* START DATA *

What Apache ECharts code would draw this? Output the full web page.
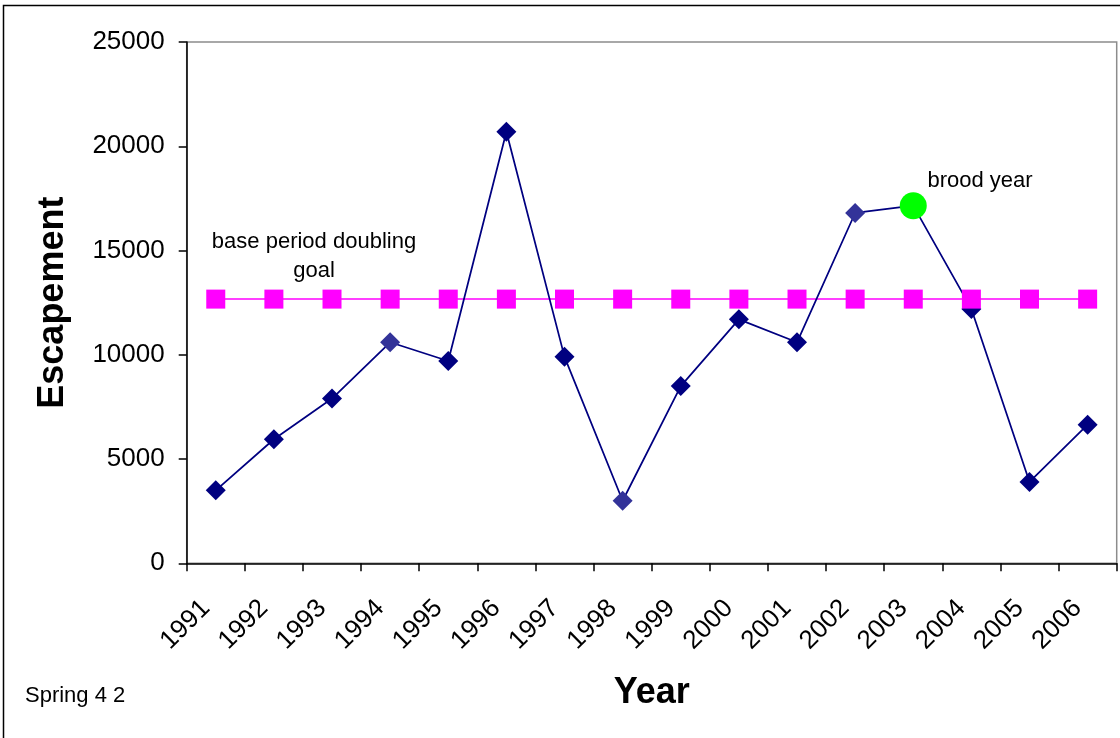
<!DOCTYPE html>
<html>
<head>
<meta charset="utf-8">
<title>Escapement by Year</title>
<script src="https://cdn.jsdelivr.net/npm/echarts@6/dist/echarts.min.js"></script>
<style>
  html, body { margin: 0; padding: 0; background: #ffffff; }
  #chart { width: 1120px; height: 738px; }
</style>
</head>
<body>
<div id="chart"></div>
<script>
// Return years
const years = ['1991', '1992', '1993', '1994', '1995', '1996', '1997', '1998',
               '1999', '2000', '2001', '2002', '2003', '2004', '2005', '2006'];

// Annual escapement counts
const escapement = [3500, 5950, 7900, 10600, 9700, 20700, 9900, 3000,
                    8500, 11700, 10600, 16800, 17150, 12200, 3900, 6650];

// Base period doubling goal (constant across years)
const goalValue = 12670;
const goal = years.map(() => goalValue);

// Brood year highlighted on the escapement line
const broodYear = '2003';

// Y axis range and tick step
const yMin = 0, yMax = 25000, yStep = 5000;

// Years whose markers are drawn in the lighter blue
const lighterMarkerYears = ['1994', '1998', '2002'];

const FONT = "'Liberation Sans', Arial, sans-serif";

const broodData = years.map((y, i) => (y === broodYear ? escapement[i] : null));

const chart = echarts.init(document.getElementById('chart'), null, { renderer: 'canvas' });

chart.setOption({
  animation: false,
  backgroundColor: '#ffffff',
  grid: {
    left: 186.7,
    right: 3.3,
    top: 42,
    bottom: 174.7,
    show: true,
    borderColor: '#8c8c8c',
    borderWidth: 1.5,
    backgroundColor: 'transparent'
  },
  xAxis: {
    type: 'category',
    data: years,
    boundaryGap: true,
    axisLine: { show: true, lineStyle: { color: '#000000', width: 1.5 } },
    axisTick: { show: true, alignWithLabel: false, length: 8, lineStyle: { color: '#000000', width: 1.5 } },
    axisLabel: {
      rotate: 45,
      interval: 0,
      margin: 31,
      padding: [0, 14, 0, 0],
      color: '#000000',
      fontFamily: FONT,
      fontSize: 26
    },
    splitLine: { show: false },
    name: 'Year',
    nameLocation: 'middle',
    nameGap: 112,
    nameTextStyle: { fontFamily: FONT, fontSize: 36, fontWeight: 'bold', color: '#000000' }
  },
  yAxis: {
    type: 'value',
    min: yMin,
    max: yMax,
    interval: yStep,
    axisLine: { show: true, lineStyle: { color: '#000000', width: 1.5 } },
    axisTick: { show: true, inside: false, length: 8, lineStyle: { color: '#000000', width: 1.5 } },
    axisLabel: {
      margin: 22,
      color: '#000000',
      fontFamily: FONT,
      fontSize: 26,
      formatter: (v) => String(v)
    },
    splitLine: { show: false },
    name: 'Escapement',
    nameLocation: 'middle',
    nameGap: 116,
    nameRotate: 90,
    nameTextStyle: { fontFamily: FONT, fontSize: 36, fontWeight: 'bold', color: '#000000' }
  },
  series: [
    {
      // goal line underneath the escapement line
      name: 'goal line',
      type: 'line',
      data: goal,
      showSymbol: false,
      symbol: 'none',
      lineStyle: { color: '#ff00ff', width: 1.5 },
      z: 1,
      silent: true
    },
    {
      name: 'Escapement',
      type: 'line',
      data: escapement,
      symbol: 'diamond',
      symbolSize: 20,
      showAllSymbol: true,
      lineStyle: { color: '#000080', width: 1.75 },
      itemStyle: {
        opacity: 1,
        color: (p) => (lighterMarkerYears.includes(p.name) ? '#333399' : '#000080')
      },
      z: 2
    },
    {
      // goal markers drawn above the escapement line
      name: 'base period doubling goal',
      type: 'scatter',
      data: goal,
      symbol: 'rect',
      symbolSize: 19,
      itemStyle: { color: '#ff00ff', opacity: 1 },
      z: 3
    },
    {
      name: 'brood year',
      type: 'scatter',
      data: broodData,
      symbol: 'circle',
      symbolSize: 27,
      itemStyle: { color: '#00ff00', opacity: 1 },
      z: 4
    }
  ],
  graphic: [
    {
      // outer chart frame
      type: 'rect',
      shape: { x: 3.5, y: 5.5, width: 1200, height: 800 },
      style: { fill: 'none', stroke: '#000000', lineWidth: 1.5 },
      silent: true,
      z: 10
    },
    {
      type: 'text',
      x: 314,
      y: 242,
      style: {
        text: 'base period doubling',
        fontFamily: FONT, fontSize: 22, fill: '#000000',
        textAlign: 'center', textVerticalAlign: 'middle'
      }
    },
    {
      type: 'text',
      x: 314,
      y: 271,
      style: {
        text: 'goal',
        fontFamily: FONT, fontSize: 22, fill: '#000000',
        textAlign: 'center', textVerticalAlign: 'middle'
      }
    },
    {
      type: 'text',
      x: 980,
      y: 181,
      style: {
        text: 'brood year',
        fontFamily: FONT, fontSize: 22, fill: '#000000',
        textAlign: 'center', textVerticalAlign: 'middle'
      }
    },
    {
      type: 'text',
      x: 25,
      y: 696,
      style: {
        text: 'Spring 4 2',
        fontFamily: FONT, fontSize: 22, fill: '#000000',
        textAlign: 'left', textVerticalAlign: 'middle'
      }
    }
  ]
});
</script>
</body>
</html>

* END DATA *

Your task is to return the lines above, from the first one up to and including the line containing "const goal = years.map(() => goalValue);", minus any pictures.

What Apache ECharts code would draw this? Output the full web page.
<!DOCTYPE html>
<html>
<head>
<meta charset="utf-8">
<title>Escapement by Year</title>
<script src="https://cdn.jsdelivr.net/npm/echarts@6/dist/echarts.min.js"></script>
<style>
  html, body { margin: 0; padding: 0; background: #ffffff; }
  #chart { width: 1120px; height: 738px; }
</style>
</head>
<body>
<div id="chart"></div>
<script>
// Return years
const years = ['1991', '1992', '1993', '1994', '1995', '1996', '1997', '1998',
               '1999', '2000', '2001', '2002', '2003', '2004', '2005', '2006'];

// Annual escapement counts
const escapement = [3500, 5950, 7900, 10600, 9700, 20700, 9900, 3000,
                    8500, 11700, 10600, 16800, 17150, 12200, 3900, 6650];

// Base period doubling goal (constant across years)
const goalValue = 12670;
const goal = years.map(() => goalValue);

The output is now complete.